WHAT TO DO →
Restate the listing below word for word, omitting any images.
==============================
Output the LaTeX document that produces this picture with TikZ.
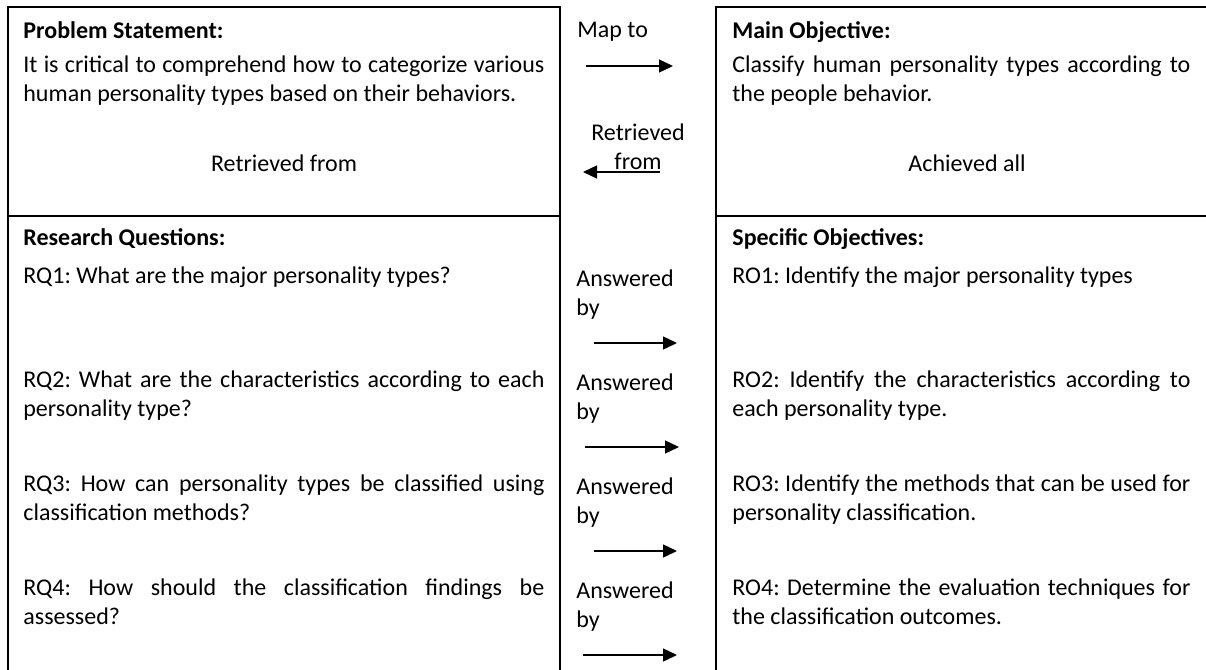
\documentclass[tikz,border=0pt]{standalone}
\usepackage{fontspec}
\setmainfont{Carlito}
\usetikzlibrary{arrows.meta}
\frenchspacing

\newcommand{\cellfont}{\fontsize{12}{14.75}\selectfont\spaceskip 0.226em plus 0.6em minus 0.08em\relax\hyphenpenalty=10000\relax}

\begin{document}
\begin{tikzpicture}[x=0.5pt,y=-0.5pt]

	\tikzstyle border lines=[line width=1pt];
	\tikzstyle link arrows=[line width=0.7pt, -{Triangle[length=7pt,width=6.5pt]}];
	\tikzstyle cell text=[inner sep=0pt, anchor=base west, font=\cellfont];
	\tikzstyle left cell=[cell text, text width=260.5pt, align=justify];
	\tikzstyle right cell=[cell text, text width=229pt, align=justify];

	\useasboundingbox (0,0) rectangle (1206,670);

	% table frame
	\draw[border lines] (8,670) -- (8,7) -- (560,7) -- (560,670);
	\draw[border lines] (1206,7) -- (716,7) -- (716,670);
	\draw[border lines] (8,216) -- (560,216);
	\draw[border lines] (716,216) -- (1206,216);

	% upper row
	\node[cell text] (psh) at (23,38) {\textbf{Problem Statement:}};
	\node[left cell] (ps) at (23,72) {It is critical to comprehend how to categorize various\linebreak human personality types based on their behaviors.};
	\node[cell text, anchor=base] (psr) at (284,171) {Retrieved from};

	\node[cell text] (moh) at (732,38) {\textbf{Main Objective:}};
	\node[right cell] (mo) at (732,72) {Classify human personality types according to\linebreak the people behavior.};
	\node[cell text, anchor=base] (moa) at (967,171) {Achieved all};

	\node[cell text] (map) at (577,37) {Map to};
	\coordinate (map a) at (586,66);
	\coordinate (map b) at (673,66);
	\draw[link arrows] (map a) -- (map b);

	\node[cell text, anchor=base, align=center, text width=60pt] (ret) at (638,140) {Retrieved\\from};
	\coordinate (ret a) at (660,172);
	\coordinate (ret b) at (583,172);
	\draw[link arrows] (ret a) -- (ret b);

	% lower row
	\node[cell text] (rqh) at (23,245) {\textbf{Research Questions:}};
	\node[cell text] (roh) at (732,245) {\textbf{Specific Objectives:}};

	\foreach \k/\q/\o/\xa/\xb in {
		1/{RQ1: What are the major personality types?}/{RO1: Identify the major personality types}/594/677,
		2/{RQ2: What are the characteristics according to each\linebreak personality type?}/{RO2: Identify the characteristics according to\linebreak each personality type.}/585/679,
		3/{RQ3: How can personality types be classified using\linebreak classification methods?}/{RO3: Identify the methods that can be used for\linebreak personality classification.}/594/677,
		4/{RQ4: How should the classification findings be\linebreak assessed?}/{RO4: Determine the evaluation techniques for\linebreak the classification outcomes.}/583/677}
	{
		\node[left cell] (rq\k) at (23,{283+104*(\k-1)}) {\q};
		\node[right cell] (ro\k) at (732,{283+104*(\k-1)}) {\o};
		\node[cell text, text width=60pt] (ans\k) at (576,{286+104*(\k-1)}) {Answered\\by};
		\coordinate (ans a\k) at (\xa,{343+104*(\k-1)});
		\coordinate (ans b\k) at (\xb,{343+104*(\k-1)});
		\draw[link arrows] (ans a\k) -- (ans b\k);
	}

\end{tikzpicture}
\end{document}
==============================
TASK RESULT →
Output the LaTeX document that produces this picture with TikZ.
\documentclass[tikz,border=0pt]{standalone}
\usepackage{fontspec}
\setmainfont{Carlito}
\usetikzlibrary{arrows.meta}
\frenchspacing

\newcommand{\cellfont}{\fontsize{12}{14.75}\selectfont\spaceskip 0.226em plus 0.6em minus 0.08em\relax\hyphenpenalty=10000\relax}

\begin{document}
\begin{tikzpicture}[x=0.5pt,y=-0.5pt]

	\tikzstyle border lines=[line width=1pt];
	\tikzstyle link arrows=[line width=0.7pt, -{Triangle[length=7pt,width=6.5pt]}];
	\tikzstyle cell text=[inner sep=0pt, anchor=base west, font=\cellfont];
	\tikzstyle left cell=[cell text, text width=260.5pt, align=justify];
	\tikzstyle right cell=[cell text, text width=229pt, align=justify];

	\useasboundingbox (0,0) rectangle (1206,670);

	% table frame
	\draw[border lines] (8,670) -- (8,7) -- (560,7) -- (560,670);
	\draw[border lines] (1206,7) -- (716,7) -- (716,670);
	\draw[border lines] (8,216) -- (560,216);
	\draw[border lines] (716,216) -- (1206,216);

	% upper row
	\node[cell text] (psh) at (23,38) {\textbf{Problem Statement:}};
	\node[left cell] (ps) at (23,72) {It is critical to comprehend how to categorize various\linebreak human personality types based on their behaviors.};
	\node[cell text, anchor=base] (psr) at (284,171) {Retrieved from};

	\node[cell text] (moh) at (732,38) {\textbf{Main Objective:}};
	\node[right cell] (mo) at (732,72) {Classify human personality types according to\linebreak the people behavior.};
	\node[cell text, anchor=base] (moa) at (967,171) {Achieved all};

	\node[cell text] (map) at (577,37) {Map to};
	\coordinate (map a) at (586,66);
	\coordinate (map b) at (673,66);
	\draw[link arrows] (map a) -- (map b);

	\node[cell text, anchor=base, align=center, text width=60pt] (ret) at (638,140) {Retrieved\\from};
	\coordinate (ret a) at (660,172);
	\coordinate (ret b) at (583,172);
	\draw[link arrows] (ret a) -- (ret b);

	% lower row
	\node[cell text] (rqh) at (23,245) {\textbf{Research Questions:}};
	\node[cell text] (roh) at (732,245) {\textbf{Specific Objectives:}};

	\foreach \k/\q/\o/\xa/\xb in {
		1/{RQ1: What are the major personality types?}/{RO1: Identify the major personality types}/594/677,
		2/{RQ2: What are the characteristics according to each\linebreak personality type?}/{RO2: Identify the characteristics according to\linebreak each personality type.}/585/679,
		3/{RQ3: How can personality types be classified using\linebreak classification methods?}/{RO3: Identify the methods that can be used for\linebreak personality classification.}/594/677,
		4/{RQ4: How should the classification findings be\linebreak assessed?}/{RO4: Determine the evaluation techniques for\linebreak the classification outcomes.}/583/677}
	{
		\node[left cell] (rq\k) at (23,{283+104*(\k-1)}) {\q};
		\node[right cell] (ro\k) at (732,{283+104*(\k-1)}) {\o};
		\node[cell text, text width=60pt] (ans\k) at (576,{286+104*(\k-1)}) {Answered\\by};
		\coordinate (ans a\k) at (\xa,{343+104*(\k-1)});
		\coordinate (ans b\k) at (\xb,{343+104*(\k-1)});
		\draw[link arrows] (ans a\k) -- (ans b\k);
	}

\end{tikzpicture}
\end{document}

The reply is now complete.